[Charts and diagrams as code]

=-=-=-=-=

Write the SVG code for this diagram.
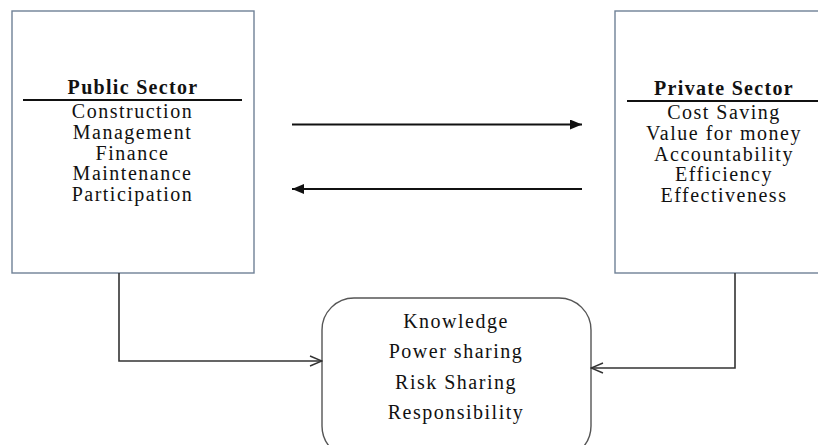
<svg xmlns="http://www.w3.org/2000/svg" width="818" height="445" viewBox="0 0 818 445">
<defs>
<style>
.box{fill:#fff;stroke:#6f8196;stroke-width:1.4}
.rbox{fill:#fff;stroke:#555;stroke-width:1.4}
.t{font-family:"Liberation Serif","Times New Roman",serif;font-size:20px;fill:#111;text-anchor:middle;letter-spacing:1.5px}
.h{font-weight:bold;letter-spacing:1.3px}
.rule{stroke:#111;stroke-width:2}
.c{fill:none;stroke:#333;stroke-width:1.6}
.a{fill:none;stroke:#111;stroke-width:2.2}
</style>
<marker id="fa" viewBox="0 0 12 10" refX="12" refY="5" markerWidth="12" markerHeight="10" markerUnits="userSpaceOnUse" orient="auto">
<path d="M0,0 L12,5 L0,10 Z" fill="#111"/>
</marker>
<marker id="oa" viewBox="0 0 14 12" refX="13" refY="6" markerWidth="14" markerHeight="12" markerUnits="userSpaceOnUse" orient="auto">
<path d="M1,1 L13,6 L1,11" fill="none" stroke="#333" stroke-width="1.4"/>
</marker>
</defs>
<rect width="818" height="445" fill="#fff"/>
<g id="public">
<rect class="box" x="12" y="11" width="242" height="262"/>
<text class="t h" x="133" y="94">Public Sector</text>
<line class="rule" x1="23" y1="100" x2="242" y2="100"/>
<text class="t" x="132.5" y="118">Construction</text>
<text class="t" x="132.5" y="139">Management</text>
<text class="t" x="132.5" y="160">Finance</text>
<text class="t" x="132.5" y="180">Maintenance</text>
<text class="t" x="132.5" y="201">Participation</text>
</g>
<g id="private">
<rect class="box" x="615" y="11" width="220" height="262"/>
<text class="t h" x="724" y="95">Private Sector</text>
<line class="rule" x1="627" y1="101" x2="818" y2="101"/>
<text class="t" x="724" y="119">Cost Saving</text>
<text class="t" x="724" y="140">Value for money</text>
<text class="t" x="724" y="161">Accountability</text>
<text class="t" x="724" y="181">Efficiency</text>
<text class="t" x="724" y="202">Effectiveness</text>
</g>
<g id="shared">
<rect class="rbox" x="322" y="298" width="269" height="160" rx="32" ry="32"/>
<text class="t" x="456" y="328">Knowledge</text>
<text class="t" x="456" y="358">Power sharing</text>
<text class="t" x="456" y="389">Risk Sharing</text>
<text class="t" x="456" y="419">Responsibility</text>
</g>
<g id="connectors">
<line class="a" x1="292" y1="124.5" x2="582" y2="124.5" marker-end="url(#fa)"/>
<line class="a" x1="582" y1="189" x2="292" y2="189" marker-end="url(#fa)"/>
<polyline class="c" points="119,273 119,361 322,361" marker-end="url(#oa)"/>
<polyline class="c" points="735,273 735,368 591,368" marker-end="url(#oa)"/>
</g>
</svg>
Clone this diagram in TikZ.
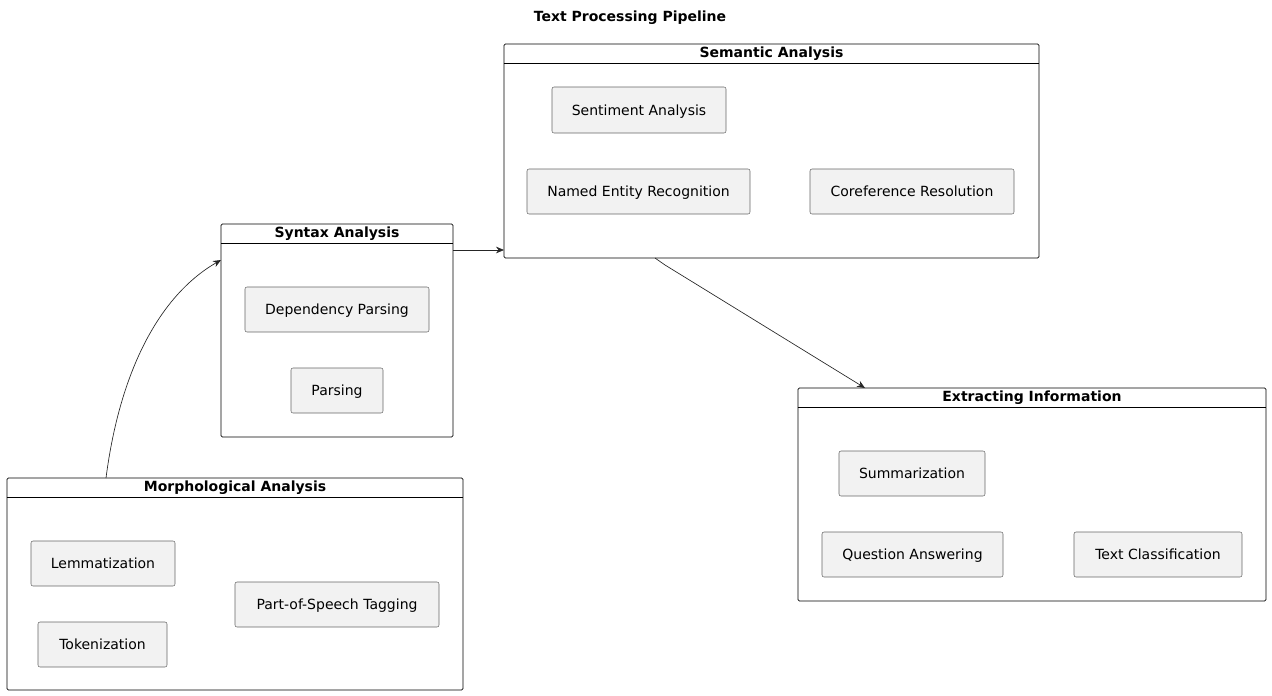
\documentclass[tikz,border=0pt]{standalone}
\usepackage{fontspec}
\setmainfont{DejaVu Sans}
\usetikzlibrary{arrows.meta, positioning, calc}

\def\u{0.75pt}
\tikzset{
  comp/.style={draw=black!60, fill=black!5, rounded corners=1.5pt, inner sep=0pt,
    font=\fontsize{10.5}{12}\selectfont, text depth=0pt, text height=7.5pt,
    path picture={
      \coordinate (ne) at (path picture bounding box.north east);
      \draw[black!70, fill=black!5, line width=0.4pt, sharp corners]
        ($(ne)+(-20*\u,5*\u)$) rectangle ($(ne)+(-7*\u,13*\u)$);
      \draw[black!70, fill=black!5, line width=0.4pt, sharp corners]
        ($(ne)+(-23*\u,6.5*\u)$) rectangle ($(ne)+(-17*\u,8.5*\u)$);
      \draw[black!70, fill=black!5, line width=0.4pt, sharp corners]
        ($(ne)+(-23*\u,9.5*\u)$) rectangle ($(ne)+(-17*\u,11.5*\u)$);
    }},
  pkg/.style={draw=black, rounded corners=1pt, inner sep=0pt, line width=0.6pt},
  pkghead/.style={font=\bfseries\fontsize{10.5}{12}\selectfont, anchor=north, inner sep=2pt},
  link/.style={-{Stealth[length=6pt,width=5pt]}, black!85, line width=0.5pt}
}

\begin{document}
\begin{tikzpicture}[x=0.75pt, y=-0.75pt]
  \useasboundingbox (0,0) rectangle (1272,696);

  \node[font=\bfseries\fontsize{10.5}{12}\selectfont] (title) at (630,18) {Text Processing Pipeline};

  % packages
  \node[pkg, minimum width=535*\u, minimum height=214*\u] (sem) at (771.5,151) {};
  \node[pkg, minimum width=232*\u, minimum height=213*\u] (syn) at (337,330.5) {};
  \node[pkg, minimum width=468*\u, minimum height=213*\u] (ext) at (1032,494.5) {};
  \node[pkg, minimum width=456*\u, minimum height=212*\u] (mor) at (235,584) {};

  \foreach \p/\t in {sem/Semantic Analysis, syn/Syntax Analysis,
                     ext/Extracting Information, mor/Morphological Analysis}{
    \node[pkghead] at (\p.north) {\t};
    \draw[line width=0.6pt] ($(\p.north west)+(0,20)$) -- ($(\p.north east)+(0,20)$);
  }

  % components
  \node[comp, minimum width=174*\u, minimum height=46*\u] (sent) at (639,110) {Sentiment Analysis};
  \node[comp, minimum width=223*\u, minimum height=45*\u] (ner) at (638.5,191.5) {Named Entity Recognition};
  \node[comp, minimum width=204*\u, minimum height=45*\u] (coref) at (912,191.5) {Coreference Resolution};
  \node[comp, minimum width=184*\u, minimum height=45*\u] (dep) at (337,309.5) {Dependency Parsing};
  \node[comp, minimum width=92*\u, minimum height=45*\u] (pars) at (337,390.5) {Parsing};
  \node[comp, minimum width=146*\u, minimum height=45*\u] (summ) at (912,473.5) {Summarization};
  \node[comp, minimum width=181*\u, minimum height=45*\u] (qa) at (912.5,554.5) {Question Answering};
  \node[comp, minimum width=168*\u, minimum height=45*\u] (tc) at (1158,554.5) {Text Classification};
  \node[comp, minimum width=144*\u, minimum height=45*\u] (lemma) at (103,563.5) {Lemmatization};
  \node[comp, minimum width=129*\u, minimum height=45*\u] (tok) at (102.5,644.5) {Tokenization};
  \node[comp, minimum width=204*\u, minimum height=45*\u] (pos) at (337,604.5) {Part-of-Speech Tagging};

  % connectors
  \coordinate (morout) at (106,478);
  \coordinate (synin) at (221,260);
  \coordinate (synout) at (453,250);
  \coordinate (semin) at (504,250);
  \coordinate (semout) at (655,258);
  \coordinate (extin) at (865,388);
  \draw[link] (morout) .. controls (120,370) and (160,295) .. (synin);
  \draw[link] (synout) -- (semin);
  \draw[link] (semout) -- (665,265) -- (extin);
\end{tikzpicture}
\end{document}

=-=-=-=-=

## EXERCISE REQUIREMENTS
Every record above should come back exactly, but without its pictures.

## RESULT OF THE TASK
Write the SVG code for this diagram.
<svg xmlns="http://www.w3.org/2000/svg" width="818" height="445" viewBox="0 0 818 445">
<defs>
<style>
.box{fill:#fff;stroke:#6f8196;stroke-width:1.4}
.rbox{fill:#fff;stroke:#555;stroke-width:1.4}
.t{font-family:"Liberation Serif","Times New Roman",serif;font-size:20px;fill:#111;text-anchor:middle;letter-spacing:1.5px}
.h{font-weight:bold;letter-spacing:1.3px}
.rule{stroke:#111;stroke-width:2}
.c{fill:none;stroke:#333;stroke-width:1.6}
.a{fill:none;stroke:#111;stroke-width:2.2}
</style>
<marker id="fa" viewBox="0 0 12 10" refX="12" refY="5" markerWidth="12" markerHeight="10" markerUnits="userSpaceOnUse" orient="auto">
<path d="M0,0 L12,5 L0,10 Z" fill="#111"/>
</marker>
<marker id="oa" viewBox="0 0 14 12" refX="13" refY="6" markerWidth="14" markerHeight="12" markerUnits="userSpaceOnUse" orient="auto">
<path d="M1,1 L13,6 L1,11" fill="none" stroke="#333" stroke-width="1.4"/>
</marker>
</defs>
<rect width="818" height="445" fill="#fff"/>
<g id="public">
<rect class="box" x="12" y="11" width="242" height="262"/>
<text class="t h" x="133" y="94">Public Sector</text>
<line class="rule" x1="23" y1="100" x2="242" y2="100"/>
<text class="t" x="132.5" y="118">Construction</text>
<text class="t" x="132.5" y="139">Management</text>
<text class="t" x="132.5" y="160">Finance</text>
<text class="t" x="132.5" y="180">Maintenance</text>
<text class="t" x="132.5" y="201">Participation</text>
</g>
<g id="private">
<rect class="box" x="615" y="11" width="220" height="262"/>
<text class="t h" x="724" y="95">Private Sector</text>
<line class="rule" x1="627" y1="101" x2="818" y2="101"/>
<text class="t" x="724" y="119">Cost Saving</text>
<text class="t" x="724" y="140">Value for money</text>
<text class="t" x="724" y="161">Accountability</text>
<text class="t" x="724" y="181">Efficiency</text>
<text class="t" x="724" y="202">Effectiveness</text>
</g>
<g id="shared">
<rect class="rbox" x="322" y="298" width="269" height="160" rx="32" ry="32"/>
<text class="t" x="456" y="328">Knowledge</text>
<text class="t" x="456" y="358">Power sharing</text>
<text class="t" x="456" y="389">Risk Sharing</text>
<text class="t" x="456" y="419">Responsibility</text>
</g>
<g id="connectors">
<line class="a" x1="292" y1="124.5" x2="582" y2="124.5" marker-end="url(#fa)"/>
<line class="a" x1="582" y1="189" x2="292" y2="189" marker-end="url(#fa)"/>
<polyline class="c" points="119,273 119,361 322,361" marker-end="url(#oa)"/>
<polyline class="c" points="735,273 735,368 591,368" marker-end="url(#oa)"/>
</g>
</svg>
Clone this diagram in TikZ.
\documentclass[tikz,border=0pt]{standalone}
\usepackage{fontspec}
\setmainfont{DejaVu Sans}
\usetikzlibrary{arrows.meta, positioning, calc}

\def\u{0.75pt}
\tikzset{
  comp/.style={draw=black!60, fill=black!5, rounded corners=1.5pt, inner sep=0pt,
    font=\fontsize{10.5}{12}\selectfont, text depth=0pt, text height=7.5pt,
    path picture={
      \coordinate (ne) at (path picture bounding box.north east);
      \draw[black!70, fill=black!5, line width=0.4pt, sharp corners]
        ($(ne)+(-20*\u,5*\u)$) rectangle ($(ne)+(-7*\u,13*\u)$);
      \draw[black!70, fill=black!5, line width=0.4pt, sharp corners]
        ($(ne)+(-23*\u,6.5*\u)$) rectangle ($(ne)+(-17*\u,8.5*\u)$);
      \draw[black!70, fill=black!5, line width=0.4pt, sharp corners]
        ($(ne)+(-23*\u,9.5*\u)$) rectangle ($(ne)+(-17*\u,11.5*\u)$);
    }},
  pkg/.style={draw=black, rounded corners=1pt, inner sep=0pt, line width=0.6pt},
  pkghead/.style={font=\bfseries\fontsize{10.5}{12}\selectfont, anchor=north, inner sep=2pt},
  link/.style={-{Stealth[length=6pt,width=5pt]}, black!85, line width=0.5pt}
}

\begin{document}
\begin{tikzpicture}[x=0.75pt, y=-0.75pt]
  \useasboundingbox (0,0) rectangle (1272,696);

  \node[font=\bfseries\fontsize{10.5}{12}\selectfont] (title) at (630,18) {Text Processing Pipeline};

  % packages
  \node[pkg, minimum width=535*\u, minimum height=214*\u] (sem) at (771.5,151) {};
  \node[pkg, minimum width=232*\u, minimum height=213*\u] (syn) at (337,330.5) {};
  \node[pkg, minimum width=468*\u, minimum height=213*\u] (ext) at (1032,494.5) {};
  \node[pkg, minimum width=456*\u, minimum height=212*\u] (mor) at (235,584) {};

  \foreach \p/\t in {sem/Semantic Analysis, syn/Syntax Analysis,
                     ext/Extracting Information, mor/Morphological Analysis}{
    \node[pkghead] at (\p.north) {\t};
    \draw[line width=0.6pt] ($(\p.north west)+(0,20)$) -- ($(\p.north east)+(0,20)$);
  }

  % components
  \node[comp, minimum width=174*\u, minimum height=46*\u] (sent) at (639,110) {Sentiment Analysis};
  \node[comp, minimum width=223*\u, minimum height=45*\u] (ner) at (638.5,191.5) {Named Entity Recognition};
  \node[comp, minimum width=204*\u, minimum height=45*\u] (coref) at (912,191.5) {Coreference Resolution};
  \node[comp, minimum width=184*\u, minimum height=45*\u] (dep) at (337,309.5) {Dependency Parsing};
  \node[comp, minimum width=92*\u, minimum height=45*\u] (pars) at (337,390.5) {Parsing};
  \node[comp, minimum width=146*\u, minimum height=45*\u] (summ) at (912,473.5) {Summarization};
  \node[comp, minimum width=181*\u, minimum height=45*\u] (qa) at (912.5,554.5) {Question Answering};
  \node[comp, minimum width=168*\u, minimum height=45*\u] (tc) at (1158,554.5) {Text Classification};
  \node[comp, minimum width=144*\u, minimum height=45*\u] (lemma) at (103,563.5) {Lemmatization};
  \node[comp, minimum width=129*\u, minimum height=45*\u] (tok) at (102.5,644.5) {Tokenization};
  \node[comp, minimum width=204*\u, minimum height=45*\u] (pos) at (337,604.5) {Part-of-Speech Tagging};

  % connectors
  \coordinate (morout) at (106,478);
  \coordinate (synin) at (221,260);
  \coordinate (synout) at (453,250);
  \coordinate (semin) at (504,250);
  \coordinate (semout) at (655,258);
  \coordinate (extin) at (865,388);
  \draw[link] (morout) .. controls (120,370) and (160,295) .. (synin);
  \draw[link] (synout) -- (semin);
  \draw[link] (semout) -- (665,265) -- (extin);
\end{tikzpicture}
\end{document}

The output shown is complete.